* SHORT TASK: Your answer should consist only of the lines below from the one with "Recreate this image" through the one with "color='black', fontsize=27)", copied exactly.

* DATA IN THIS EXERCISE:
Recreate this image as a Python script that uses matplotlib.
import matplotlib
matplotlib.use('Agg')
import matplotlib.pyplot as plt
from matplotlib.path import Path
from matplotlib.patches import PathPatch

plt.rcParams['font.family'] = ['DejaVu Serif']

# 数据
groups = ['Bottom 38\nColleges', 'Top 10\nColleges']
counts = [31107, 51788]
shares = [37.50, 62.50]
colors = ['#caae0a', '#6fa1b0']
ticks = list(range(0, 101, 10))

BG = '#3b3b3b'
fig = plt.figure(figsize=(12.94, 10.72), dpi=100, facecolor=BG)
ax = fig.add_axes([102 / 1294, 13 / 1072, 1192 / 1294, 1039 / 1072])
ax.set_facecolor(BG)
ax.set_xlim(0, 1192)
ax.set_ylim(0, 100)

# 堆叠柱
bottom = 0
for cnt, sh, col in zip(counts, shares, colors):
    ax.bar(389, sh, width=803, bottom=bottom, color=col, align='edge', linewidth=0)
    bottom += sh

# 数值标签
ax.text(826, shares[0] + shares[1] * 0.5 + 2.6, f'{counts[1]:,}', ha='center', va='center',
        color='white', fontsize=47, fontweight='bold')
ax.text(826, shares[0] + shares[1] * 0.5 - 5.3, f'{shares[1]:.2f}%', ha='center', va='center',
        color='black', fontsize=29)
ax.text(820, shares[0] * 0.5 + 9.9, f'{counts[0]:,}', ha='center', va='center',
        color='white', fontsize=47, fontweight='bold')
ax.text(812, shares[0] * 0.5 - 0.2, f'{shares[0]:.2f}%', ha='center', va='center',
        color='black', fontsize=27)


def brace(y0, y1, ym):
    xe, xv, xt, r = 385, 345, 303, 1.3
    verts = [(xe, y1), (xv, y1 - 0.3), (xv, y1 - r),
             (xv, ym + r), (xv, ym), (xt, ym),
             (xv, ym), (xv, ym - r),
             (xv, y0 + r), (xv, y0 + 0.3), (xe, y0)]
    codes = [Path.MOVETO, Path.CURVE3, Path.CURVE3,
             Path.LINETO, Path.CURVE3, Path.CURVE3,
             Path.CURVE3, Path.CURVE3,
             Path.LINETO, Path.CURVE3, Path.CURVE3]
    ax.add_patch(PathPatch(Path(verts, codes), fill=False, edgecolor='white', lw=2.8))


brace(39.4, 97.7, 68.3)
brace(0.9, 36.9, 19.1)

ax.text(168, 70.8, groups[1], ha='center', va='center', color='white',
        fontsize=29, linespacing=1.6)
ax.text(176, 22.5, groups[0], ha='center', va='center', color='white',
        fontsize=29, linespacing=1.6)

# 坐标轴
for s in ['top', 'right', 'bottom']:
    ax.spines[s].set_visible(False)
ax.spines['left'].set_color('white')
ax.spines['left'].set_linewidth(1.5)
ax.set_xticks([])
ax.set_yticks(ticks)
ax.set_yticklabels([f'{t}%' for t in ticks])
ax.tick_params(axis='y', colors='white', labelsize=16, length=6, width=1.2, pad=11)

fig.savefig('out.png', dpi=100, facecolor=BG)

* * *

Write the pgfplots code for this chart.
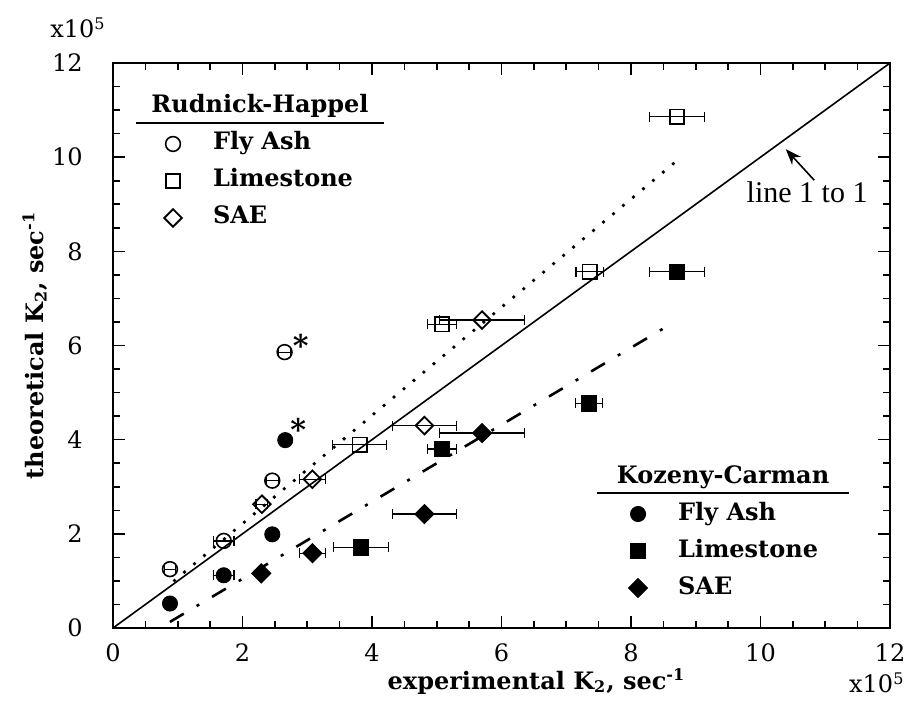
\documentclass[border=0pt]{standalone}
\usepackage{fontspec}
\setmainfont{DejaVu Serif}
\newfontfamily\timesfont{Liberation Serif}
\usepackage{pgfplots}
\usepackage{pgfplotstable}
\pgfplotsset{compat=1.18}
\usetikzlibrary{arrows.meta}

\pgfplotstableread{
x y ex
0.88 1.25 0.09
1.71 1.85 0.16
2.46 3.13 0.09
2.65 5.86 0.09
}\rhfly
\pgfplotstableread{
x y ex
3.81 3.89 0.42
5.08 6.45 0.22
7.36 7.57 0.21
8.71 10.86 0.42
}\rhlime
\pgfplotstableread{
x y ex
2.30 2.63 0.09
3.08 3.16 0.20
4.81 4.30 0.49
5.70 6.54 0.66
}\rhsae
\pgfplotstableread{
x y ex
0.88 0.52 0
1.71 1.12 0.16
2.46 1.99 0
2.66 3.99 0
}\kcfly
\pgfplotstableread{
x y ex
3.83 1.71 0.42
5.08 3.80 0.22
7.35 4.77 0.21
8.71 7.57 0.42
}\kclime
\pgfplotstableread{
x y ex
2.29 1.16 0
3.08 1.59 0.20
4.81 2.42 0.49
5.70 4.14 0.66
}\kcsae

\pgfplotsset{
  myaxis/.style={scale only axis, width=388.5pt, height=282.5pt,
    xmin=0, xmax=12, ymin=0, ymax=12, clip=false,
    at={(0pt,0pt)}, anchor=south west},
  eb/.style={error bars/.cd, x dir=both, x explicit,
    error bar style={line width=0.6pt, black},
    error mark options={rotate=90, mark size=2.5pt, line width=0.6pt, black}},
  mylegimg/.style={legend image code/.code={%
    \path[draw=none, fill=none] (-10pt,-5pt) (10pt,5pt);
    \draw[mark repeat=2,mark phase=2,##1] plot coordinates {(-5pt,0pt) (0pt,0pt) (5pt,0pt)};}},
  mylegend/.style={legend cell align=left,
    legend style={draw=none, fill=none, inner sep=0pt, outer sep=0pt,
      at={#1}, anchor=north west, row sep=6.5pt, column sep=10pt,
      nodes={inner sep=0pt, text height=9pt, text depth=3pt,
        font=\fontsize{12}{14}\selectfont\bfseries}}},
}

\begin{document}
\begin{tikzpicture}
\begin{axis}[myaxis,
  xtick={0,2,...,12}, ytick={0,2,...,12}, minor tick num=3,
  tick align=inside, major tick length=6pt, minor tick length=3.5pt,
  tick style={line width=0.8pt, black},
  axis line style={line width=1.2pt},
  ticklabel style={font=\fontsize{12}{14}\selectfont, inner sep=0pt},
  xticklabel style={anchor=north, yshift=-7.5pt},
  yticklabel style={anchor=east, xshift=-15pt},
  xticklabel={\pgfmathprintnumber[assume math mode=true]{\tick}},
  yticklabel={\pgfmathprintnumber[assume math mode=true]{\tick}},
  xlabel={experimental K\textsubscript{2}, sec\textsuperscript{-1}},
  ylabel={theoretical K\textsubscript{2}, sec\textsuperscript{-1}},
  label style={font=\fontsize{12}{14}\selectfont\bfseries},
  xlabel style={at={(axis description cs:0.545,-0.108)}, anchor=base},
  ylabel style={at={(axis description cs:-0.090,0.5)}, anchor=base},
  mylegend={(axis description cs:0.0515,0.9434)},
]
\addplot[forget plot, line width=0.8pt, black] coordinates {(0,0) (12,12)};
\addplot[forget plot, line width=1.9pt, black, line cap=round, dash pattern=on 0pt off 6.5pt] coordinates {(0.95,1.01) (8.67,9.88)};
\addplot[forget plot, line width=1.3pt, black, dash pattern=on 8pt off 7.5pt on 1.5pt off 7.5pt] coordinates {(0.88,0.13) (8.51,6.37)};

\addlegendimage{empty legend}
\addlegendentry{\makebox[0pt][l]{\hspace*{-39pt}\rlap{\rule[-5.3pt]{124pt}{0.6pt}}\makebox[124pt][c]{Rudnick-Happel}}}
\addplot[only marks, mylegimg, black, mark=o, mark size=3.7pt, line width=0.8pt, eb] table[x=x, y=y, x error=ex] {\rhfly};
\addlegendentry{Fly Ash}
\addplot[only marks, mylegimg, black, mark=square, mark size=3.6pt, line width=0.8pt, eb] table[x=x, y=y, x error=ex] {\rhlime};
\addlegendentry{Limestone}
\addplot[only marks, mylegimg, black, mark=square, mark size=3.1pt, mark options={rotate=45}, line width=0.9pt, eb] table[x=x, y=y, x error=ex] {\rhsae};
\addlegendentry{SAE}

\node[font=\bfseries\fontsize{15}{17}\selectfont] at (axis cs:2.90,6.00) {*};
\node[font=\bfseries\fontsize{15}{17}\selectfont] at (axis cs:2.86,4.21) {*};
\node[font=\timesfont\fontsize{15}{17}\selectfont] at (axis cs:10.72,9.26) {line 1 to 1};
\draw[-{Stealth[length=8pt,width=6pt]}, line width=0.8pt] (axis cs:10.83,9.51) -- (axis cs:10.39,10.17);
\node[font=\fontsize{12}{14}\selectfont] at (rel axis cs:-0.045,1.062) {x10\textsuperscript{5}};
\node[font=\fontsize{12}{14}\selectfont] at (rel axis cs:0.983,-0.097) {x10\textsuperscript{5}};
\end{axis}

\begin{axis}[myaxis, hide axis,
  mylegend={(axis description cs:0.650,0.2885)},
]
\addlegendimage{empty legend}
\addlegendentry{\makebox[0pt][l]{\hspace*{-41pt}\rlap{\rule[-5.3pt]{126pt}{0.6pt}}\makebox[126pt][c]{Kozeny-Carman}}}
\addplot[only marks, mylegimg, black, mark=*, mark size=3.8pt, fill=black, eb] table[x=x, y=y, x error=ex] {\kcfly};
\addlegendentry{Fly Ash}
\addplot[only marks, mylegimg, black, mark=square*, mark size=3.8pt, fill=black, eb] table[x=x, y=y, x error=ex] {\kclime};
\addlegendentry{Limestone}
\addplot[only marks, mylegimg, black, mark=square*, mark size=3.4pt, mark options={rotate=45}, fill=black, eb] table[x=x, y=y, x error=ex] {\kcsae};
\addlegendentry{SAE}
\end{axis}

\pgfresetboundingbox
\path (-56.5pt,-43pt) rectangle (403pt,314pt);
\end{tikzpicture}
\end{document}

--

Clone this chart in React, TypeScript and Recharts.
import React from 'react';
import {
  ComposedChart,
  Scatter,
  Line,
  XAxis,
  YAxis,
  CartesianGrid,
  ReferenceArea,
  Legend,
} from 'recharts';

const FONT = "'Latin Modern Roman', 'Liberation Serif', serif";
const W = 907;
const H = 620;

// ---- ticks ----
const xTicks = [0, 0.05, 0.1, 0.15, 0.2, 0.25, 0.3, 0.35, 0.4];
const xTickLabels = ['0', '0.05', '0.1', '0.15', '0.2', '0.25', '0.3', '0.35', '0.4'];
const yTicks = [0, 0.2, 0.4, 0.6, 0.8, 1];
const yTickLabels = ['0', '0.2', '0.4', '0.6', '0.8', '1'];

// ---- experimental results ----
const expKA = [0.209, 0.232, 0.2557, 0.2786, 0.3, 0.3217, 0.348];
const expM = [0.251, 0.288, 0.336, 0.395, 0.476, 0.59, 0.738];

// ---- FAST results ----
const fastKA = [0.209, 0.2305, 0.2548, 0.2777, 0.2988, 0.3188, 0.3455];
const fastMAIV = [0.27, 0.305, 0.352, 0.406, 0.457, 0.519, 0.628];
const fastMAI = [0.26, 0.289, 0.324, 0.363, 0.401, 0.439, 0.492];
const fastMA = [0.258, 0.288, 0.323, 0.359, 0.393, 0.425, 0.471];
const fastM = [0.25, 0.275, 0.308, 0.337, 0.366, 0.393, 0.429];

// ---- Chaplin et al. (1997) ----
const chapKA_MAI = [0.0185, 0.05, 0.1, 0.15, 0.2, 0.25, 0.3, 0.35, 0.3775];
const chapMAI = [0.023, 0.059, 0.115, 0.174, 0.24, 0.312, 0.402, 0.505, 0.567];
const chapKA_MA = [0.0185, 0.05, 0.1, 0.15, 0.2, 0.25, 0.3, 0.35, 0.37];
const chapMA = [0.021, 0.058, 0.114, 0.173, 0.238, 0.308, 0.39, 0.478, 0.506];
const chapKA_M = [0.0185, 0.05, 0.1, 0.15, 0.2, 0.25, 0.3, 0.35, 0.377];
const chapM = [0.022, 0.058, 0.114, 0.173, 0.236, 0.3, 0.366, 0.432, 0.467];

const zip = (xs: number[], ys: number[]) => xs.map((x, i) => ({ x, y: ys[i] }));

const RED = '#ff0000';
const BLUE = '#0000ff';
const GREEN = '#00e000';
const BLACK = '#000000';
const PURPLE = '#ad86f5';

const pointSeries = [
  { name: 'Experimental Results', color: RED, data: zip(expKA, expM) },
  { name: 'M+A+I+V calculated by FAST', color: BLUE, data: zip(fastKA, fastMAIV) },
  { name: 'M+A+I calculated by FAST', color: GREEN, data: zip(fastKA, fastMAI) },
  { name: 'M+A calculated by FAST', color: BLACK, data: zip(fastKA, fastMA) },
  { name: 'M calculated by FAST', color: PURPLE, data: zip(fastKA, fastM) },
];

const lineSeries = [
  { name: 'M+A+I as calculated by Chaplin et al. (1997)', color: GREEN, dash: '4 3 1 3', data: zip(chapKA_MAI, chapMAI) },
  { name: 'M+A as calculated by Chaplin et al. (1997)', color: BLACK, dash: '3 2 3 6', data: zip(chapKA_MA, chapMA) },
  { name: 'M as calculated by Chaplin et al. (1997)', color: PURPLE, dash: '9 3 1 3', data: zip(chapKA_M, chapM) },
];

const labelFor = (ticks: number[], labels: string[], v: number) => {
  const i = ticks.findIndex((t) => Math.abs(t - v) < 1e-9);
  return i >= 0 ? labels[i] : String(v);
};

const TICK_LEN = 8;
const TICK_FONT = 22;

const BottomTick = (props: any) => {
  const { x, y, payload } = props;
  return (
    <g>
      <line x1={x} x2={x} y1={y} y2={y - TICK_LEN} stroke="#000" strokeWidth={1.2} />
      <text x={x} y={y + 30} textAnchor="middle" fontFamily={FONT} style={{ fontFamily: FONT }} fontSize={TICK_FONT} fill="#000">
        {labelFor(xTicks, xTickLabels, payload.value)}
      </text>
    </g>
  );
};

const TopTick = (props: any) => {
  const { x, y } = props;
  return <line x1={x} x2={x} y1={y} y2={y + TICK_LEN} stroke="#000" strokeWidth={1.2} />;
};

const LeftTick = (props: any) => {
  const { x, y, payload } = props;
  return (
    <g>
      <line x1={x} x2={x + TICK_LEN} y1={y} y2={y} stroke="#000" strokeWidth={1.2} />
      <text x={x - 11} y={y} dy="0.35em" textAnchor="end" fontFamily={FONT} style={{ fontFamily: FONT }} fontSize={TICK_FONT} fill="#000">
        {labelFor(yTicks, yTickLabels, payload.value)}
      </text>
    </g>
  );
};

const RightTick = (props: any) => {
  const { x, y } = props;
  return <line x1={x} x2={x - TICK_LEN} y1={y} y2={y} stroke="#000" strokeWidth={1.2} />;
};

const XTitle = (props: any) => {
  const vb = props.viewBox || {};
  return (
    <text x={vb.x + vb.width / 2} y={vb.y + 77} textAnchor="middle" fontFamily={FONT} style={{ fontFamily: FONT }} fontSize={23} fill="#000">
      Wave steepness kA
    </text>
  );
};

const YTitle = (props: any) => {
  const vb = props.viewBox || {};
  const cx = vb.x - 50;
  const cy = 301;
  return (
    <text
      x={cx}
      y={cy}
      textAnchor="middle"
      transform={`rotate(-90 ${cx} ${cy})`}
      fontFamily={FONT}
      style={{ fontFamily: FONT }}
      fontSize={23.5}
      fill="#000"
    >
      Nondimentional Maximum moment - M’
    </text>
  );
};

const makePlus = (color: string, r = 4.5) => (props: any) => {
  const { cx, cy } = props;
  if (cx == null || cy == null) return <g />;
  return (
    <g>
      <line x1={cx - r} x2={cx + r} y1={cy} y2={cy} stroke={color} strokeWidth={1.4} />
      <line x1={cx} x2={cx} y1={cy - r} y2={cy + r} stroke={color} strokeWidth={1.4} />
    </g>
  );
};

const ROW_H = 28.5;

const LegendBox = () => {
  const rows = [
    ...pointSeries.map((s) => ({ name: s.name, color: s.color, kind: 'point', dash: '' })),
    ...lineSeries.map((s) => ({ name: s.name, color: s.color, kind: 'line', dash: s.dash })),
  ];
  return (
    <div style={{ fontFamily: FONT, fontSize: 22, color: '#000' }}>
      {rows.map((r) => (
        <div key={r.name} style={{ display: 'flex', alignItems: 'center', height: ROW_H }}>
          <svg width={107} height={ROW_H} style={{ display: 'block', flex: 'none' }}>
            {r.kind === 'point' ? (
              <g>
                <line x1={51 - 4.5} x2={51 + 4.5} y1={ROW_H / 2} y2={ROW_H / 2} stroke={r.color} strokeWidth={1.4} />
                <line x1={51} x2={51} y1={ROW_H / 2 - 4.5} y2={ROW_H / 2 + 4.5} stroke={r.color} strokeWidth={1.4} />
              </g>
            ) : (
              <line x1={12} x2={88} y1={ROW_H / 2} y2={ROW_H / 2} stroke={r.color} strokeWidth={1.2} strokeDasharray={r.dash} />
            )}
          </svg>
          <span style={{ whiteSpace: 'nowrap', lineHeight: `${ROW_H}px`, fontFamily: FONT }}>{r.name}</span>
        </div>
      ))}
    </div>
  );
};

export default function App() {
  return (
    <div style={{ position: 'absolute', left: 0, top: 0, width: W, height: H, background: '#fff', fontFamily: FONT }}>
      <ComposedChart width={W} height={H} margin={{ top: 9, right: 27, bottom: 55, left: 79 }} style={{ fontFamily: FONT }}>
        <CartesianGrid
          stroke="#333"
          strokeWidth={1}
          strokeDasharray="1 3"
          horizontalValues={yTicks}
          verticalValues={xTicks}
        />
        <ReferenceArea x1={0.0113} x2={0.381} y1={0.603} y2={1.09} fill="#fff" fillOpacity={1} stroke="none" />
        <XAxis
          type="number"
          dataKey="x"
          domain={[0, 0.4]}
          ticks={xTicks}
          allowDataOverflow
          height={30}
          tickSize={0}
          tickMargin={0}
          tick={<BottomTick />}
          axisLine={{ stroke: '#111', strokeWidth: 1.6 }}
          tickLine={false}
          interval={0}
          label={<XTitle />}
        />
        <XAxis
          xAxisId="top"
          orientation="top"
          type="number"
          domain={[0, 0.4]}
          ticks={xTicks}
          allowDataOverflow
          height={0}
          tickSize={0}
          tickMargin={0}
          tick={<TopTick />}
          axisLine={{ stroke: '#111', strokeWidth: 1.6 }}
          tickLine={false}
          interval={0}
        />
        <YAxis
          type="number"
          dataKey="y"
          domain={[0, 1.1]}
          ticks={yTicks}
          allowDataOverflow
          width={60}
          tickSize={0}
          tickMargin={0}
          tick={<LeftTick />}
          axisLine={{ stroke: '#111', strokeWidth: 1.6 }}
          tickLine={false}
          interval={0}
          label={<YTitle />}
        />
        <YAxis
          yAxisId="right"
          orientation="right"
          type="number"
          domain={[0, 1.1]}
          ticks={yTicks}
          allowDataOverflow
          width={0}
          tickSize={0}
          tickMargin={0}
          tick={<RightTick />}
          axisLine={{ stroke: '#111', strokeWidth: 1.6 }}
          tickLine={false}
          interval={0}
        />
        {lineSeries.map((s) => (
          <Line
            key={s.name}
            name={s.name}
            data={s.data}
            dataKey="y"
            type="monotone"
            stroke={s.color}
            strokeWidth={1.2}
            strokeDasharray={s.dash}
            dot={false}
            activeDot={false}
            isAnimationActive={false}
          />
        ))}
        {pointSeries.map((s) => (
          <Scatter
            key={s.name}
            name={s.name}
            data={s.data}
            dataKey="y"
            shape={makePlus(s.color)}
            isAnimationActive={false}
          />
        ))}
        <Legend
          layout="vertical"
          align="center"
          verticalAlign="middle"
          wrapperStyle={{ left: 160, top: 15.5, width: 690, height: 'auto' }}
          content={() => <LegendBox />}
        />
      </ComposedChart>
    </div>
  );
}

* THE COMPLETED TASK:
Recreate this image as a Python script that uses matplotlib.
import matplotlib
matplotlib.use('Agg')
import matplotlib.pyplot as plt
from matplotlib.path import Path
from matplotlib.patches import PathPatch

plt.rcParams['font.family'] = ['DejaVu Serif']

# 数据
groups = ['Bottom 38\nColleges', 'Top 10\nColleges']
counts = [31107, 51788]
shares = [37.50, 62.50]
colors = ['#caae0a', '#6fa1b0']
ticks = list(range(0, 101, 10))

BG = '#3b3b3b'
fig = plt.figure(figsize=(12.94, 10.72), dpi=100, facecolor=BG)
ax = fig.add_axes([102 / 1294, 13 / 1072, 1192 / 1294, 1039 / 1072])
ax.set_facecolor(BG)
ax.set_xlim(0, 1192)
ax.set_ylim(0, 100)

# 堆叠柱
bottom = 0
for cnt, sh, col in zip(counts, shares, colors):
    ax.bar(389, sh, width=803, bottom=bottom, color=col, align='edge', linewidth=0)
    bottom += sh

# 数值标签
ax.text(826, shares[0] + shares[1] * 0.5 + 2.6, f'{counts[1]:,}', ha='center', va='center',
        color='white', fontsize=47, fontweight='bold')
ax.text(826, shares[0] + shares[1] * 0.5 - 5.3, f'{shares[1]:.2f}%', ha='center', va='center',
        color='black', fontsize=29)
ax.text(820, shares[0] * 0.5 + 9.9, f'{counts[0]:,}', ha='center', va='center',
        color='white', fontsize=47, fontweight='bold')
ax.text(812, shares[0] * 0.5 - 0.2, f'{shares[0]:.2f}%', ha='center', va='center',
        color='black', fontsize=27)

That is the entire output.